Tell us about your career journey so far. Who you have worked for, and explain any highlights.
- INTERNING: I interned at RESCU, a PR agency and a magazine, for the entirety of my degree. For most part it was pretty shitty, unfulfilling and a bit pointless, aside from my time at RESCU. Bahar Etiman the founder, and my boss at the time is an incredible, fiercely independent business woman, strategic, and creative. learnt a lot from her, and she is still a mentor today.
- MAGAZINES: I got my first entry level gig at InStyle (thanks to Bahar providing a glowing reference) to then editor Kerrie McCallum, who was also brilliant. I worked my butt off there, met some of my best friends and favourite collaborators in the industry, but the actual work was for most part un inspiring. I learnt a lot about how the industry works, and also huge life lessons about how people operate and how that isn’t always from the same value set as my own. It was invaluable experience, but when progress (in the print business, and my personal career) slowed down, I jumped ship, to MAXMEDIALAB, a luxury full service agency, founded by Lynette Phillips.
- AGENCY: Lynette poached me from mags, and like Bahar, and Kerrie – she’s an OG boss lady, and taught me a tonne. I basically ended up heading up the digital content and beauty PR there, working in a multi-faceted away across most pillars of the business. And this is where I actually learnt business, sales, pitching, and that a creative skill set can be monetized.
- TOMBOY: From there, I left MML to start TOMBOY Beauty and sister consultancy, TB Consulting. I run the site and now digital magazine,, work on campaigns and creatives for fashion and beauty brands, produce events, cast, and I am the talent manager for one of the world’s pioneer fashion influencers.
What is the hardest part of your role at TOMBOY Beauty and TB Consulting?

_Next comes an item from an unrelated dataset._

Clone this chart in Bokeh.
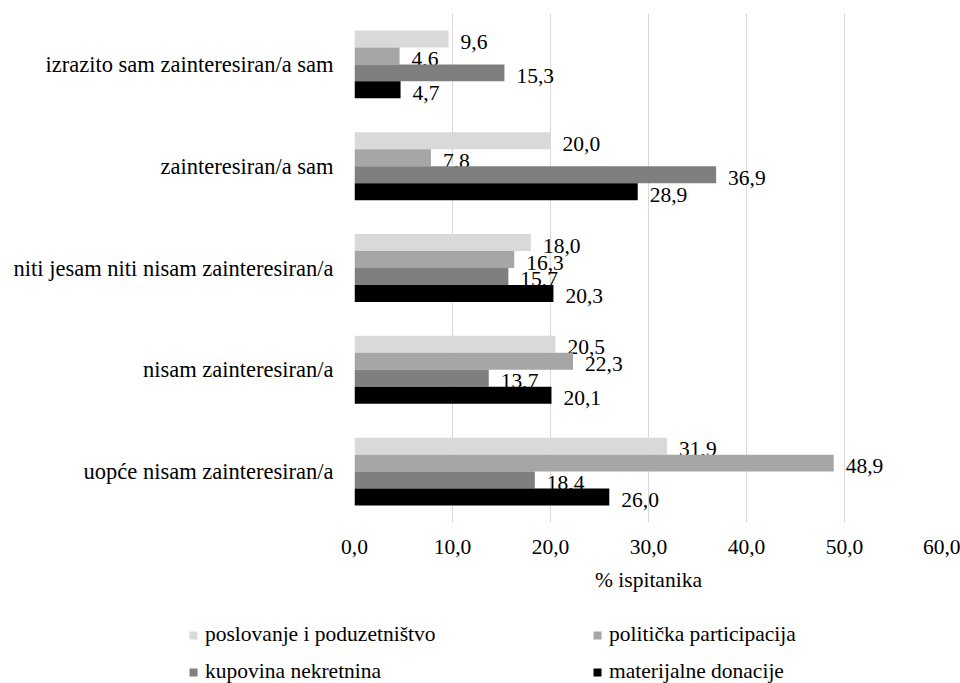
from bokeh.plotting import figure
from bokeh.layouts import column
from bokeh.models import FactorRange, Range1d, FixedTicker, Legend, LegendItem, ColumnDataSource
from bokeh.transform import dodge
from bokeh.core.properties import value
from bokeh.embed import file_html
from bokeh.resources import INLINE

categories = [
    "izrazito sam zainteresiran/a sam",
    "zainteresiran/a sam",
    "niti jesam niti nisam zainteresiran/a",
    "nisam zainteresiran/a",
    "uopće nisam zainteresiran/a",
]
series_names = [
    "poslovanje i poduzetništvo",
    "politička participacija",
    "kupovina nekretnina",
    "materijalne donacije",
]
poslovanje = [9.6, 20.0, 18.0, 20.5, 31.9]
politicka = [4.6, 7.8, 16.3, 22.3, 48.9]
kupovina = [15.3, 36.9, 15.7, 13.7, 18.4]
donacije = [4.7, 28.9, 20.3, 20.1, 26.0]
series_values = [poslovanje, politicka, kupovina, donacije]
colors = ["#D9D9D9", "#A6A6A6", "#7F7F7F", "#000000"]
x_ticks = [0, 10, 20, 30, 40, 50, 60]
x_tick_labels = ["0,0", "10,0", "20,0", "30,0", "40,0", "50,0", "60,0"]
x_title = "% ispitanika"

FONT = "'Liberation Serif', 'Times New Roman', serif"
FS = "21.5px"
FS_CAT = "22.5px"

p = figure(
    width=960, height=600,
    y_range=FactorRange(factors=categories[::-1]),
    x_range=Range1d(0, 60),
    output_backend="svg", toolbar_location=None,
    min_border_left=354, min_border_right=18,
    min_border_top=13, min_border_bottom=78,
)
p.outline_line_color = None
p.background_fill_color = "white"

bar_h = 1.0 / 6.0
offsets = [1.5 * bar_h, 0.5 * bar_h, -0.5 * bar_h, -1.5 * bar_h]

for name, vals, col, off in zip(series_names, series_values, colors, offsets):
    src = ColumnDataSource(dict(
        cat=categories,
        val=vals,
        lab=[f"{v:.1f}".replace(".", ",") for v in vals],
    ))
    p.hbar(y=dodge("cat", off, range=p.y_range), right="val", left=0,
           height=bar_h, fill_color=col, line_color=None, source=src)
    p.text(x="val", y=dodge("cat", off, range=p.y_range), text="lab", source=src,
           x_offset=12, y_offset=3, text_baseline="middle", text_align="left",
           text_font=value(FONT), text_font_size=FS, text_color="black")

# axes
p.xaxis.ticker = FixedTicker(ticks=x_ticks)
p.xaxis.major_label_overrides = {t: l for t, l in zip(x_ticks, x_tick_labels)}
p.xaxis.axis_line_color = None
p.xaxis.major_tick_in = 0
p.xaxis.major_tick_out = 0
p.xaxis.minor_tick_line_color = None
p.xaxis.major_label_standoff = 17
p.xaxis.major_label_text_font = FONT
p.xaxis.major_label_text_font_size = FS
p.xaxis.major_label_text_color = "black"
p.xaxis.axis_label = x_title
p.xaxis.axis_label_text_font = FONT
p.xaxis.axis_label_text_font_size = FS
p.xaxis.axis_label_text_font_style = "normal"
p.xaxis.axis_label_text_color = "black"
p.xaxis.axis_label_standoff = 11

p.yaxis.axis_line_color = None
p.yaxis.major_tick_in = 0
p.yaxis.major_tick_out = 0
p.yaxis.major_label_standoff = 21
p.yaxis.major_label_text_font = FONT
p.yaxis.major_label_text_font_size = FS_CAT
p.yaxis.major_label_text_color = "black"

p.ygrid.grid_line_color = None
p.xgrid.ticker = FixedTicker(ticks=x_ticks)
p.xgrid.grid_line_color = "#D9D9D9"
p.xgrid.grid_line_width = 1

# legend figure (proxies drawn outside its visible range)
q = figure(
    width=960, height=83, x_axis_type=None, y_axis_type=None,
    x_range=Range1d(-3, -2), y_range=Range1d(0, 1),
    output_backend="svg", toolbar_location=None,
    min_border_left=0, min_border_right=0, min_border_top=0, min_border_bottom=0,
)
q.outline_line_color = None
q.grid.grid_line_color = None
for fig in (p, q):
    if "frame_align" in fig.properties():
        fig.frame_align = False

legend_renderers = []
for name, vals, col in zip(series_names, series_values, colors):
    src = ColumnDataSource(dict(y=[0.5] * len(vals), right=vals))
    legend_renderers.append(
        q.hbar(y="y", right="right", left=0, height=0.5, fill_color=col,
               line_color=None, source=src)
    )

def make_legend(idx, loc):
    return Legend(
        items=[LegendItem(label=series_names[i], renderers=[legend_renderers[i]]) for i in idx],
        location=loc, orientation="vertical",
        border_line_color=None, background_fill_alpha=0,
        padding=0, margin=0, spacing=12,
        glyph_width=10, glyph_height=10, label_standoff=7,
        label_height=24,
        label_text_font=FONT, label_text_font_size=FS, label_text_color="black",
    )

q.add_layout(make_legend([0, 2], (188, -1)), "center")
q.add_layout(make_legend([1, 3], (592, -1)), "center")

open("out.html", "w").write(file_html(column(p, q), INLINE))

I’m not really in the business of self-promotion. I have always subscribed to the under promise, over deliver paradigm, which isn’t exactly helpful when everyone else is really good at talking about themselves and what they’re up to. I sometimes wonder if people think TOMBOY is just a nice little blog, which I know is true, because people often ask me” is that all you’re working on”. I am working on feeling more comfortable talking about the great work my team does, and what we’re actually up to. But, It’s a work in progress.
What does a day a typical business day look like for you?
The ol’ cliché that no two days are ever the same applies here, sorry. But I can tell you what today looked like:
- I woke up late at 8am, I am usually a 6:00am riser but I just got back to LA and they’re three hours behind, so my sleep is off. I showered, did my skincare, skateboarded to my local coffee shop (it’s my new hobby), ordered an Americano with a dash of oat milk, and replied to my urgent emails, wrote my to-do list, and scrolled insta from my phone.
- I then skated to the “office” not my actual office, but the satellite one I use when I have meeting in Soho. Worked through the rest of my emails, had two WIP calls with content clients, before a lunch meeting with for a prospective client for the talent I manage.
- Next I interviewed Bree Warren an Aussie model who was about to go for a surf in Noosa where she calls home, and felt a pang of jealousy while I transcribed her interview.
- I then touched base quickly with Ella (who mans the TOMBOY Beauty ship in Sydney – and we updated each other on action points on the projects we’re working on for both TOMBOY Beauty and TOMBOY Consulting).
- Next I headed to The Bowery Hotel to shoot Teresa Palmer X CHANEL Beauty, with my room mate and collaborator, photographer Zanita Whittngton. This was the highlight of my day, pinch me moment to be given the opportunity to feature Teresa in partnership with one of the most respected brands in the world. But also, because watching Zanita operate the way she does is nothing short of inspiring. She’s an incredible talent, and often under-rated because she shares the same reservations around self-promotion as I do. You can see the shoot on www.tomboybeauty.com.
Who has been your hero, or greatest inspiration growing up and why?
I am not one for putting celebs on a pedestal and look to my inner circle for inspiration. I have a deep respect for my parents, the way they navigate the world, and brought me up with unconditional love and support, despite the many trials we faced as a family.
What advice would you give girls who are interested in your career?
I’d tell them to go against the grain. Work hard. Be kind it’s way cooler than being cool.
List your most valuable resources that you turn to constantly for inspiration in your profession?
- Favourite Websites: TOMBOY Beauty (because I have to say that) SIDE-NOTE (particularly their film work and photo dairies), New York Times (for news, politics etc), Man Repeller (for the community and the intellectualisation of fashion).
- Name an Instagram Account that you can’t go a day without checking: I love @c_l_o for visual inspiration, @cubicle for innovation, @lukeshadbolt for his insane fine art photography (he is also a close friend), @GARYPEPPERGIRL (because she pioneered the thing).
- Favourite Podcast: OFFLINE by Alison Rice.
- Favourite Netflix Series: The Marvellous Mrs Maisel and Good Girls Revolt.
- Favourite all time book/s: I like reading Patti Smith’s books.
- People: I am really inspired by Alyce Tran (founder and director at The Daily Edited), she’s created a very successful business using social media, without her at the forefront. Karla and Emma @ SIDE NOTE for having a strong vision, my team: Ella Jane and Matilda Dods, they’re both 10 years younger than me – but teach me a lot.